Figure scripts
= = = =

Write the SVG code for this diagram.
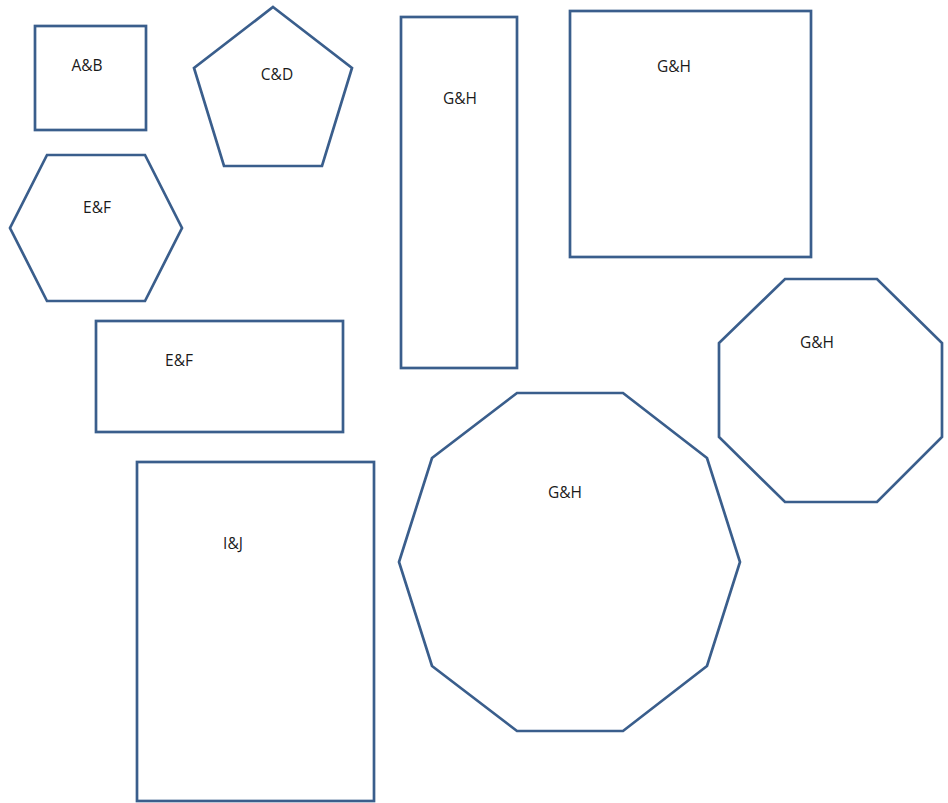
<svg xmlns="http://www.w3.org/2000/svg" width="948" height="803" viewBox="0 0 948 803">
<style>
.s{fill:#fff;stroke:#3a5e8c;stroke-width:2.7;stroke-linejoin:miter}
.t{font-family:"Open Sans","Liberation Sans",sans-serif;font-size:15.5px;fill:#1a1a1a;text-anchor:middle}
</style>
<rect width="948" height="803" fill="#fff"/>
<g id="n1"><rect class="s" x="35" y="26" width="111" height="104"/><text class="t" x="87" y="71">A&amp;B</text></g>
<g id="n2"><polygon class="s" points="273,7 352,68 322,166 224,166 194,68"/><text class="t" x="277" y="80">C&amp;D</text></g>
<g id="n3"><polygon class="s" points="47,155 145,155 182,228 145,301 47,301 10,228"/><text class="t" x="97" y="213">E&amp;F</text></g>
<g id="n4"><rect class="s" x="96" y="321" width="247" height="111"/><text class="t" x="179" y="366">E&amp;F</text></g>
<g id="n5"><rect class="s" x="137" y="462" width="237" height="339"/><text class="t" x="233" y="549">I&amp;J</text></g>
<g id="n6"><rect class="s" x="401" y="17" width="116" height="351"/><text class="t" x="460" y="104">G&amp;H</text></g>
<g id="n7"><rect class="s" x="570" y="11" width="241" height="246"/><text class="t" x="674" y="72">G&amp;H</text></g>
<g id="n8"><polygon class="s" points="785,279 877,279 942,343 942,437 877,502 785,502 719,437 719,343"/><text class="t" x="817" y="348">G&amp;H</text></g>
<g id="n9"><polygon class="s" points="517,393 623,393 707,458 740,562 707,666 623,731 517,731 432,666 399,562 432,458"/><text class="t" x="565" y="498">G&amp;H</text></g>
<g id="connectors"></g>
</svg>
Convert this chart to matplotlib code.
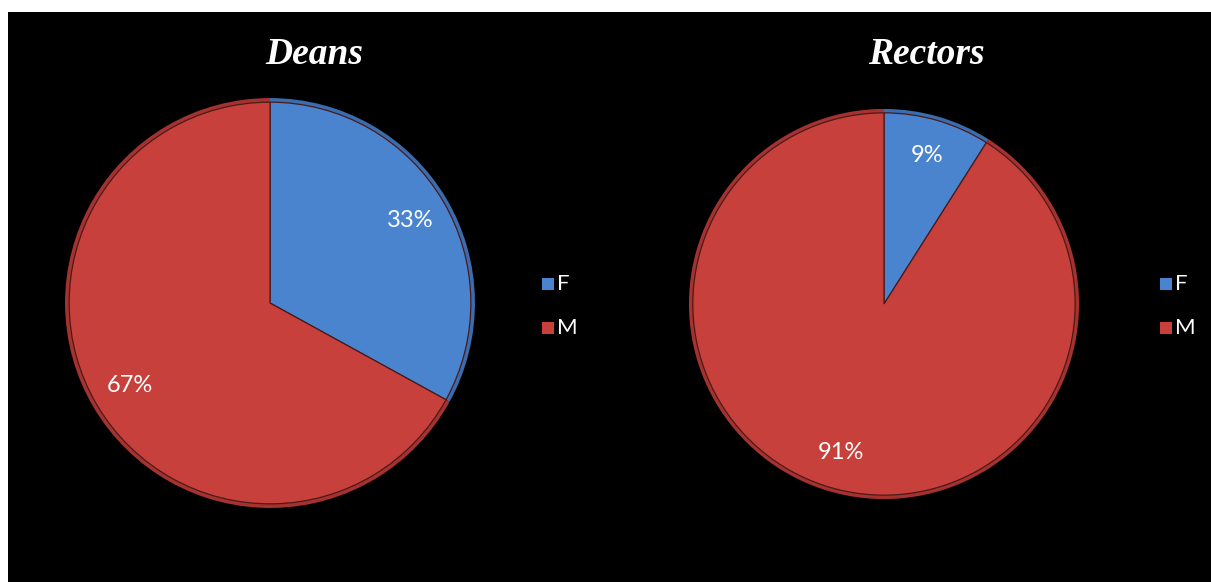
import matplotlib
matplotlib.use('Agg')
from matplotlib import pyplot as plt
from matplotlib.patches import Rectangle

# --- DATA ---
categories = ['F', 'M']
deans_share = [33, 67]
rectors_share = [9, 91]
chart_titles = ['Deans', 'Rectors']

BLUE = '#4a84cf'
RED = '#c8403c'
COLORS = [BLUE, RED]
RIM_COLORS = ['#3a6cae', '#a5322f']

W, H = 1211, 582
fig = plt.figure(figsize=(W / 100, H / 100), dpi=100, facecolor='white')

# black panel inside a thin white margin
fig.patches.append(Rectangle((8 / W, 0), 1 - 8 / W, 1 - 12 / H, transform=fig.transFigure,
                             facecolor='black', edgecolor='none', zorder=-10))


def px_axes(cx, cy, r):
    # square axes centred on (cx, cy) in pixel coords (y from top)
    return fig.add_axes([(cx - r) / W, 1 - (cy + r) / H, 2 * r / W, 2 * r / H])


def draw_pie(ax, values):
    ax.set_facecolor('none')
    # slightly darker rim gives a soft bevel look
    ax.pie(values, colors=RIM_COLORS, startangle=90, counterclock=False,
           radius=1.0, wedgeprops=dict(linewidth=0))
    ax.pie(values, colors=COLORS, startangle=90, counterclock=False, radius=0.98,
           autopct='%d%%', pctdistance=0.81,
           wedgeprops=dict(linewidth=0.9, edgecolor='#4a1a1a'),
           textprops=dict(color='white', fontsize=17, family='Lato'))
    ax.set_xlim(-1.01, 1.01)
    ax.set_ylim(-1.01, 1.01)
    ax.set_aspect('equal')
    ax.axis('off')


def draw_legend(x, y_top):
    for i, (cat, col) in enumerate(zip(categories, COLORS)):
        y = y_top + i * 44
        fig.patches.append(Rectangle(((x - 6) / W, 1 - (y + 6) / H), 12 / W, 12 / H,
                                     transform=fig.transFigure, facecolor=col,
                                     edgecolor='none'))
        fig.text((x + 9) / W, 1 - y / H, cat, color='white', fontsize=16,
                 family='Lato', va='center', ha='left')


ax1 = px_axes(270, 303, 207)
draw_pie(ax1, deans_share)
ax2 = px_axes(884, 304, 197)
draw_pie(ax2, rectors_share)

for x, t in zip([314, 926], chart_titles):
    fig.text(x / W, 1 - 55 / H, t, color='white', fontsize=27, family='Liberation Serif',
             style='italic', weight='bold', ha='center', va='center')

draw_legend(548, 284)
draw_legend(1166, 284)

fig.savefig('out.png', dpi=100, facecolor=fig.get_facecolor())
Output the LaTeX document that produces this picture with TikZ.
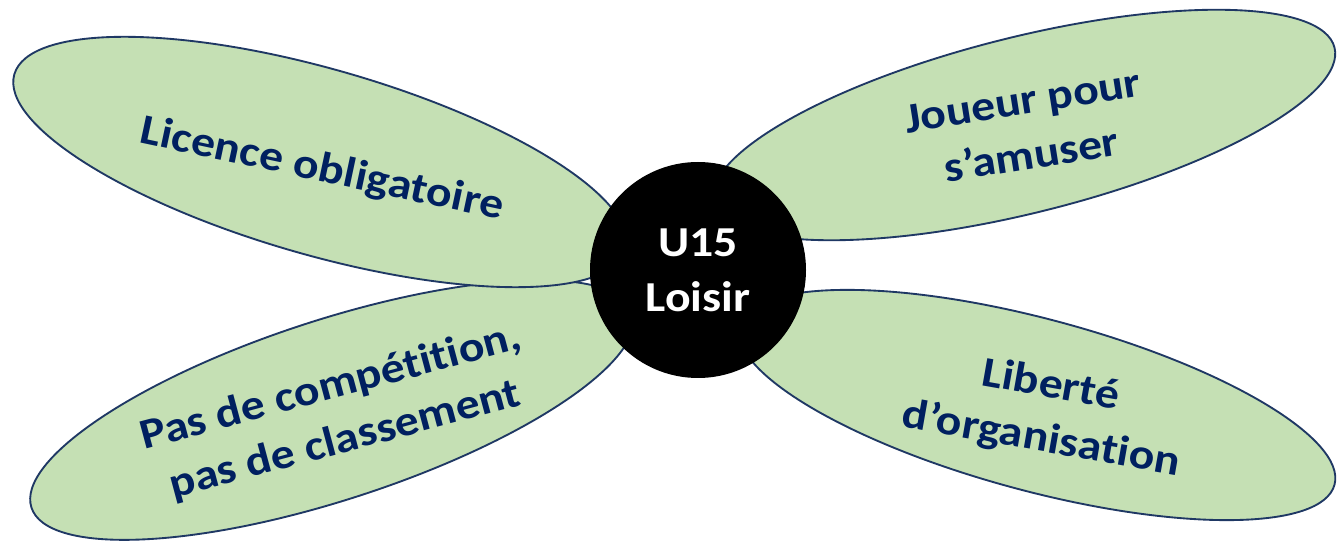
\documentclass[tikz,border=0pt]{standalone}
\usepackage{fontspec}
\setmainfont{Carlito}[FakeStretch=1.12, Ligatures=NoCommon]
\usetikzlibrary{shapes.geometric}
\definecolor{petalfill}{RGB}{197,224,180}
\definecolor{petalline}{RGB}{31,56,100}
\definecolor{petaltext}{RGB}{0,32,96}

\begin{document}
\begin{tikzpicture}[x=0.75pt,y=0.75pt,yscale=-1,xscale=1,
  petal/.style={ellipse, draw=petalline, line width=1.4pt, fill=petalfill, inner sep=0pt},
  label/.style={align=center, text=petaltext, inner sep=0pt,
    font=\fontsize{32}{41}\selectfont\bfseries},
  hub/.style={circle, fill=black, minimum size=162pt, inner sep=0pt,
    align=center, text=white, font=\fontsize{32}{41}\selectfont\bfseries}]
\useasboundingbox (0,0) rectangle (1338,541);

% petals
\node [petal, minimum width=632pt*0.75, minimum height=180pt*0.75, rotate=18] (competition) at (332,410) {};
\node [petal, minimum width=616pt*0.75, minimum height=172pt*0.75, rotate=-15] (liberte) at (1037,405) {};
\node [petal, minimum width=636pt*0.75, minimum height=186pt*0.75, rotate=-16] (licence) at (320,162) {};
\node [petal, minimum width=640pt*0.75, minimum height=176pt*0.75, rotate=14] (joueur) at (1024,125) {};

% texts
\node [label, rotate=15] (competitiontext) at (338,414) {Pas de compétition,\\pas de classement};
\node [label, rotate=-10] (libertetext) at (1046,413) {Liberté\\d’organisation};
\node [label, rotate=-12] (licencetext) at (322,170) {Licence obligatoire};
\node [label, rotate=9] (joueurtext) at (1027,128) {Joueur pour\\s’amuser};

% centre
\node [hub] (u15) at (698,270) {U15\\Loisir};

\end{tikzpicture}
\end{document}
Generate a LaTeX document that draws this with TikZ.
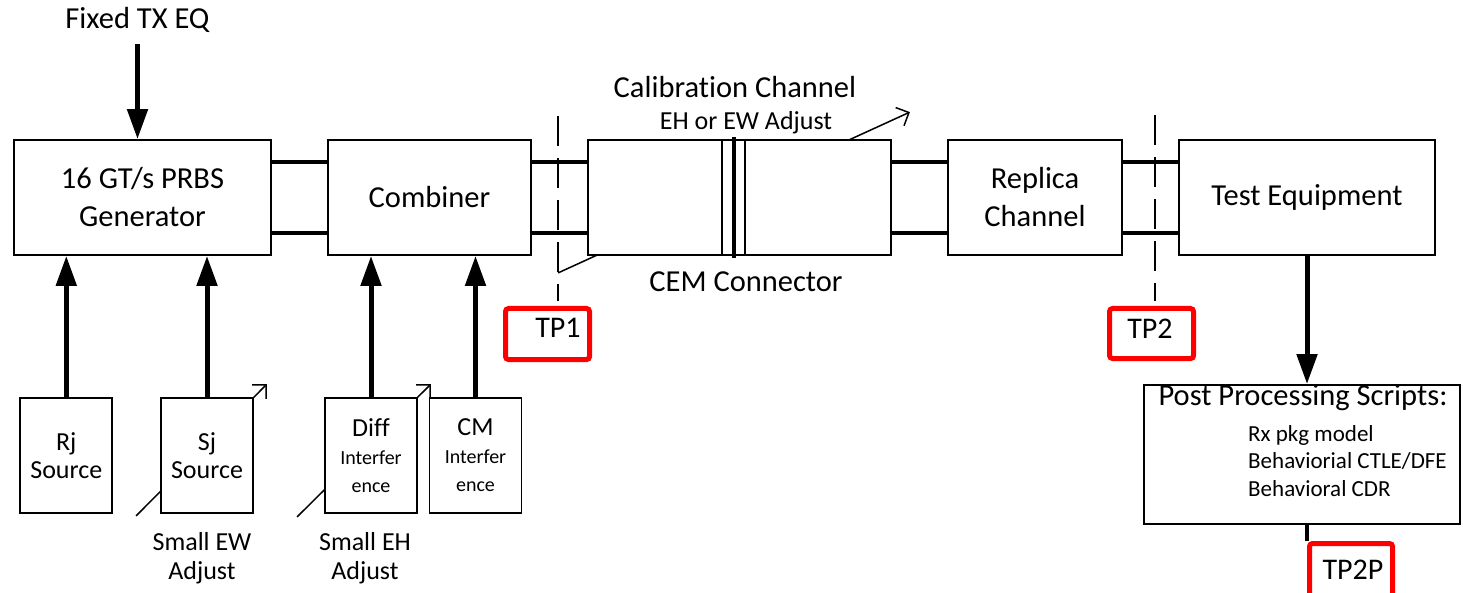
\documentclass[tikz,border=0pt]{standalone}
\usepackage{fontspec}
\setmainfont{Carlito}[Ligatures=NoCommon]
\usetikzlibrary{arrows.meta,calc,backgrounds,shadows}
\newcommand{\smallinter}{\fontsize{20}{25}\selectfont}
\begin{document}
\begin{tikzpicture}[x=1pt,y=-1pt,
  box/.style={draw,line width=1.8pt,fill=white,inner sep=0pt,align=center,minimum height=115pt,font=\fontsize{30.5}{38}\selectfont},
  src/.style={draw,line width=1.8pt,fill=white,inner sep=0pt,align=center,minimum height=115pt,minimum width=92pt,font=\fontsize{26}{28}\selectfont},
  lbl/.style={inner sep=0pt,align=center,font=\fontsize{30.5}{38}\selectfont},
  slbl/.style={inner sep=0pt,align=center,font=\fontsize{26}{29}\selectfont},
  wire/.style={line width=4.5pt},
  bigarrow/.style={line width=5pt,-{Triangle[length=30pt,width=20pt]}},
  adjarrow/.style={line width=1.5pt,-{Straight Barb[length=10pt,width=20pt]}},
  tpline/.style={line width=1.5pt,dash pattern=on 30pt off 12pt},
  tpbox/.style={draw=red,line width=5pt,rounded corners=3pt,fill=white,inner sep=0pt,drop shadow={opacity=0.3,shadow xshift=2pt,shadow yshift=-2pt,fill=black}},
  tplbl/.style={inner sep=0pt,font=\fontsize{30}{36}\selectfont}
]
\useasboundingbox (0,0) rectangle (1463,593);

% main chain
\node[box,minimum width=257pt] (gen) at (142.5,197.5) {16 GT/s PRBS\\Generator};
\node[box,minimum width=203pt] (comb) at (429.5,197.5) {Combiner};
\node[box,minimum width=303pt] (cal) at (739.5,197.5) {};
\node[box,minimum width=174pt] (rep) at (1035,197.5) {Replica\\Channel};
\node[box,minimum width=256pt] (te) at (1307,197.5) {Test Equipment};

% sources
\node[src] (rj) at (66.3,455.5) {Rj\\Source};
\node[src] (sj) at (207,455.5) {Sj\\Source};
\node[src] (diff) at (371,455.5) {Diff\\\smallinter Interfer\\\smallinter ence};
\node[src] (cm) at (475.5,455.5) {CM\\\smallinter Interfer\\\smallinter ence};

% post processing
\node[draw,line width=1.8pt,fill=white,minimum width=316pt,minimum height=139pt,inner sep=0pt] (post) at (1302,454.5) {};
\node[lbl,font=\fontsize{30.5}{36}\selectfont] (postt) at (1303,398) {Post Processing Scripts:};
\node[inner sep=0pt,align=left,anchor=west,font=\fontsize{23}{27.5}\selectfont] (postl) at (1248,461) {Rx pkg model\\Behaviorial CTLE/DFE\\Behavioral CDR};

% adjust arrows (behind boxes)
\begin{scope}[on background layer]
\draw[adjarrow] ($(sj.south west)+(-24,2)$) -- ($(sj.north east)+(13,-13)$);
\draw[adjarrow] ($(diff.south west)+(-27,3)$) -- ($(diff.north east)+(13,-13)$);
\draw[adjarrow] ($(cal.south west)+(-29,17)$) -- ($(cal.north east)+(18,-27)$);
\end{scope}

% CEM connector inside calibration channel
\draw[line width=1.8pt] ($(cal.north)+(-17.5,0)$) -- ($(cal.south)+(-17.5,0)$);
\draw[line width=1.8pt] ($(cal.north)+(5.5,0)$) -- ($(cal.south)+(5.5,0)$);
\draw[line width=4pt] ($(cal.north)+(-6,-2)$) -- ($(cal.south)+(-6,2)$);

% differential wires
\foreach \a/\b in {gen/comb,comb/cal,cal/rep,rep/te}{
  \draw[wire] ($(\a.east)+(0,-35.5)$) -- ($(\b.west)+(0,-35.5)$);
  \draw[wire] ($(\a.east)+(0,35.5)$) -- ($(\b.west)+(0,35.5)$);
}

% labels
\node[lbl] (fix) at (137.5,20) {Fixed TX EQ};
\node[lbl] (calt) at (735,87) {Calibration Channel};
\node[slbl] (eht) at (746,123) {EH or EW Adjust};
\node[lbl] (cemt) at (746,282) {CEM Connector};
\node[slbl] (ewt) at (202,558) {Small EW\\Adjust};
\node[slbl] (ehs) at (365,558) {Small EH\\Adjust};

% arrows
\draw[bigarrow,shorten <=24pt] (fix.center) -- (fix.center |- gen.north);
\draw[bigarrow] (rj.north) -- (rj.north |- gen.south);
\draw[bigarrow] (sj.north) -- (sj.north |- gen.south);
\draw[bigarrow] (diff.north) -- (diff.north |- comb.south);
\draw[bigarrow] (cm.north) -- (cm.north |- comb.south);
\draw[bigarrow] (te.south) -- (te.south |- post.north);

% test points
\node[tpbox,minimum width=84pt,minimum height=51pt] (tp1) at (547.5,334) {};
\node[tplbl] (tp1t) at (558,328) {TP1};
\node[tpbox,minimum width=84pt,minimum height=50pt] (tp2) at (1151.5,333.5) {};
\node[tplbl] (tp2t) at (1150,329) {TP2};
\node[tpbox,minimum width=83pt,minimum height=53pt] (tp2p) at (1351,570) {};
\node[tplbl] (tp2pt) at (1353,570) {TP2P};

\coordinate (d1) at (558,116);
\coordinate (d2) at (1155,115);
\draw[tpline,shorten >=5pt] (d1) -- (d1 |- tp1.north);
\draw[tpline,shorten >=5pt] (d2) -- (d2 |- tp2.north);

\draw[line width=4pt] (te.south |- post.south) -- (te.south |- tp2p.north);
\end{tikzpicture}
\end{document}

= = = =

→ **PROBLEM DESCRIPTION**
Write out, word for word, the lines from the start of the data through the one holding "from matplotlib.patches import Rectangle". Omit pictures.

→ **TASK SOLUTION**
Write the SVG code for this diagram.
<svg xmlns="http://www.w3.org/2000/svg" width="948" height="803" viewBox="0 0 948 803">
<style>
.s{fill:#fff;stroke:#3a5e8c;stroke-width:2.7;stroke-linejoin:miter}
.t{font-family:"Open Sans","Liberation Sans",sans-serif;font-size:15.5px;fill:#1a1a1a;text-anchor:middle}
</style>
<rect width="948" height="803" fill="#fff"/>
<g id="n1"><rect class="s" x="35" y="26" width="111" height="104"/><text class="t" x="87" y="71">A&amp;B</text></g>
<g id="n2"><polygon class="s" points="273,7 352,68 322,166 224,166 194,68"/><text class="t" x="277" y="80">C&amp;D</text></g>
<g id="n3"><polygon class="s" points="47,155 145,155 182,228 145,301 47,301 10,228"/><text class="t" x="97" y="213">E&amp;F</text></g>
<g id="n4"><rect class="s" x="96" y="321" width="247" height="111"/><text class="t" x="179" y="366">E&amp;F</text></g>
<g id="n5"><rect class="s" x="137" y="462" width="237" height="339"/><text class="t" x="233" y="549">I&amp;J</text></g>
<g id="n6"><rect class="s" x="401" y="17" width="116" height="351"/><text class="t" x="460" y="104">G&amp;H</text></g>
<g id="n7"><rect class="s" x="570" y="11" width="241" height="246"/><text class="t" x="674" y="72">G&amp;H</text></g>
<g id="n8"><polygon class="s" points="785,279 877,279 942,343 942,437 877,502 785,502 719,437 719,343"/><text class="t" x="817" y="348">G&amp;H</text></g>
<g id="n9"><polygon class="s" points="517,393 623,393 707,458 740,562 707,666 623,731 517,731 432,666 399,562 432,458"/><text class="t" x="565" y="498">G&amp;H</text></g>
<g id="connectors"></g>
</svg>
Convert this chart to matplotlib code.
import matplotlib
matplotlib.use('Agg')
from matplotlib import pyplot as plt
from matplotlib.patches import Rectangle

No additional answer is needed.